I recently read Shawn Blanc's thought-provoking piece on ideas. He discusses the need to encourage bad ideas, because eventually a good one will come along. Promoting bad ideas, he says, will simply give you a reason to have ideas. Some people think they don't have any good ideas because they've stopped letting themselves have ideas in the first place. It's easy to get in the habit of shutting things down before they even start. That's one topic I want to cover here. The others are a mix of articles and ideas I've come across lately.
Rather than the good idea-bad idea conundrum Blanc speaks of, I seem to struggle with a variant of procrastination in which I have a lot of ideas, but none of them seem developed enough to put out there. I often have new ideas for a post here on Papermail as I'm walking, biking, or driving (basically any gerund). I've gotten into the habit, however, of thinking about them for 30 seconds and then coming to the conclusion that I don't have enough to say, I won't be able to contribute anything unique to the discussion, or I haven't lived long enough to talk about such a thing without sounding ignorant. Those seem like valid concerns, but I'm not so sure they always are.
It's likely much better for we creative people to get out and do stuff than it is for us to spend time discovering exactly what we want to do. It's tempting — at least for me — to research things a lot and to try to predict what will happen if Idea A is used instead of Idea D. That is the proverbial road to success in a lot of fields. In the past year, though, I've found there seems to be a lot more to "success" than researching all the possibilities and going with the option that seems most statistically viable. I usually go with the option that hits me hard enough to get my attention. I don't even think about where it will go.
And now, the obligatory bit on pretending. People tend to do that a lot, whether they're pretending to be happy for the table they're serving or acting professional so they can get a job as a server.
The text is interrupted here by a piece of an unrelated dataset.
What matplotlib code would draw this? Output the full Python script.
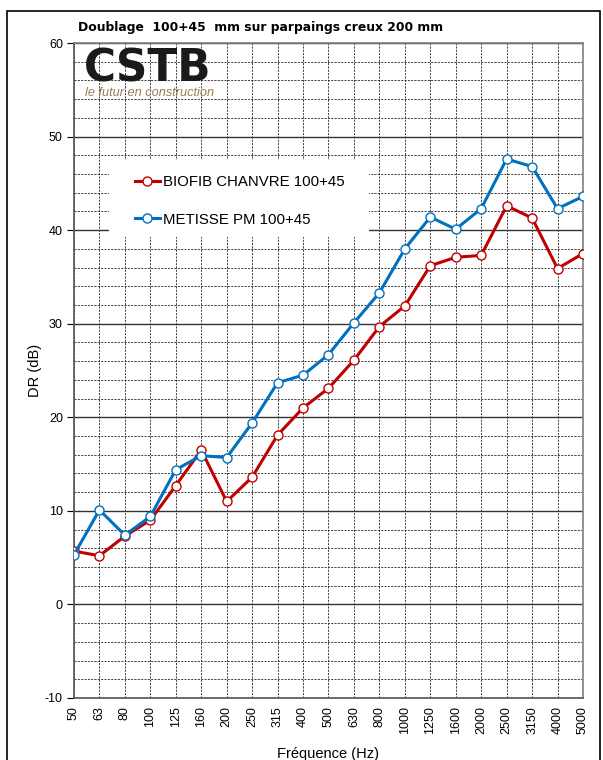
import matplotlib.pyplot as plt
from matplotlib.patches import Rectangle
from matplotlib.ticker import MultipleLocator

# Données
freqs = ['50', '63', '80', '100', '125', '160', '200', '250', '315', '400', '500',
         '630', '800', '1000', '1250', '1600', '2000', '2500', '3150', '4000', '5000']
biofib = [5.7, 5.2, 7.3, 9.0, 12.7, 16.5, 11.0, 13.6, 18.1, 21.0, 23.1,
          26.1, 29.7, 31.9, 36.2, 37.1, 37.3, 42.6, 41.3, 35.9, 37.5]
metisse = [5.3, 10.1, 7.4, 9.4, 14.4, 15.9, 15.7, 19.4, 23.7, 24.5, 26.7,
           30.1, 33.3, 38.0, 41.4, 40.1, 42.3, 47.6, 46.8, 42.3, 43.6]

plt.rcParams['font.family'] = ['Liberation Sans', 'DejaVu Sans']
plt.rcParams['axes.unicode_minus'] = False

fig = plt.figure(figsize=(6.03, 7.60), dpi=100)
ax = fig.add_axes([0.1227, 0.0816, 0.8441, 0.8618])

x = list(range(len(freqs)))

ax.plot(x, biofib, color='#C00000', lw=2.2, marker='o', ms=6.5, mfc='white',
        mec='#C00000', mew=1.0, label='BIOFIB CHANVRE 100+45', zorder=5)
ax.plot(x, metisse, color='#0070C0', lw=2.2, marker='o', ms=6.5, mfc='white',
        mec='#0070C0', mew=1.0, label='METISSE PM 100+45', zorder=5)

ax.set_xlim(0, len(freqs) - 1)
ax.set_ylim(-10, 60)
ax.set_xticks(x)
ax.set_xticklabels(freqs, rotation=90, fontsize=9)
ax.yaxis.set_major_locator(MultipleLocator(10))
ax.yaxis.set_minor_locator(MultipleLocator(2))
ax.tick_params(axis='y', which='major', labelsize=9, length=5, pad=3)
ax.tick_params(axis='y', which='minor', length=0)
ax.tick_params(axis='x', length=0, pad=6)

# grille
ax.grid(True, axis='y', which='major', color='#333333', lw=1.0, ls='-', zorder=1)
ax.grid(True, axis='y', which='minor', color='#222222', lw=0.6, ls=(0, (2.5, 1.5)), zorder=1)
ax.grid(True, axis='x', which='major', color='#222222', lw=0.6, ls=(0, (2.5, 1.5)), zorder=1)
ax.set_axisbelow(True)

for s in ax.spines.values():
    s.set_color('#808080')
    s.set_linewidth(1.2)
ax.spines['left'].set_color('#555555')
ax.spines['bottom'].set_color('#555555')

ax.set_ylabel('DR (dB)', fontsize=10.5, labelpad=2)
ax.set_xlabel('Fréquence (Hz)', fontsize=10.5, labelpad=9)

fig.text(0.1294, 0.964, 'Doublage  100+45  mm sur parpaings creux 200 mm',
         fontsize=8.9, fontweight='bold', family='DejaVu Sans', va='center')

# fond blanc de la légende
ax.add_patch(Rectangle((0.069, 0.704), 0.511, 0.117, transform=ax.transAxes,
                       facecolor='white', edgecolor='none', zorder=3))
ax.legend(loc='upper left', bbox_to_anchor=(0.12, 0.798), frameon=False,
          fontsize=10.8, handlelength=1.65, handletextpad=0.2, labelspacing=1.55,
          borderpad=0, borderaxespad=0)

# logo CSTB
ax.text(0.02, 0.942, 'CSTB', transform=ax.transAxes, fontsize=31.5,
        fontweight='heavy', family='DejaVu Sans', color='#1a1a1a', va='baseline',
        ha='left', zorder=4)
ax.text(0.022, 0.919, 'le futur en construction', transform=ax.transAxes,
        fontsize=9.2, style='italic', color='#9C7A55', va='baseline', ha='left',
        zorder=4)

# cadre extérieur
fig.patches.append(Rectangle((7 / 603, -0.01), 593 / 603, 1 - 11 / 760 + 0.01,
                             transform=fig.transFigure, fill=False,
                             edgecolor='black', lw=1.2))

fig.savefig('out.png', dpi=100)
David Cain over at Raptitude talked a bit about that in his recent post on bad faith.
A more interesting example of acting/pretending/performing/whatever you want to call it is Benjamin Brooks. I used to follow his blog when he and Blanc co-hosted The B&B Podcast. I removed his blog from my RSS feed when he began waywardly tearing apart every little thing. I also used to do that to an extent, so I sympathized when I heard his Spoken note on negativity. In it, he gives one piece of advice to new bloggers: Don't become someone you think your readers want you to be. Don't put on a face; blogging isn't acting and you're not playing a character. He talks about how it eventually carried over into his daily life. The same thing happened to me, and it was difficult to get back to the real world where I couldn't hide behind my little screen and complain about everything. I had to learn how to appreciate stuff again.
Moving closer to the original topic, it's difficult to have ideas that fit what you want to do, what you feel like you should be doing, and what you know people want you to do. It's especially difficult when you're self-employed and your boss is essentially your clients, viewers, or readers, collectively. It's not necessarily a problem the Internet poses — books have been around much longer and critics have always been critics. Rather, it's a personal issue of always remembering your identity through the process. That will carry you through any misconceptions of what your goal is.
For Papermail, my goal used to be to publish news and commentary on what other people were talking about on the Internet. Then I transitioned to just writing reviews on occasion and life advice of some sort. In my head, the activity has stayed the same: An idea pops into my head and I write it if I'm in the perfect place to do so. As of this article, though, things have changed. For this, I began by writing a journal entry because I couldn't find a good topic. Several came from the entry, and this is one of them. It always helps to do what you know until you can do what you're discovering. And do it for you, not for the views.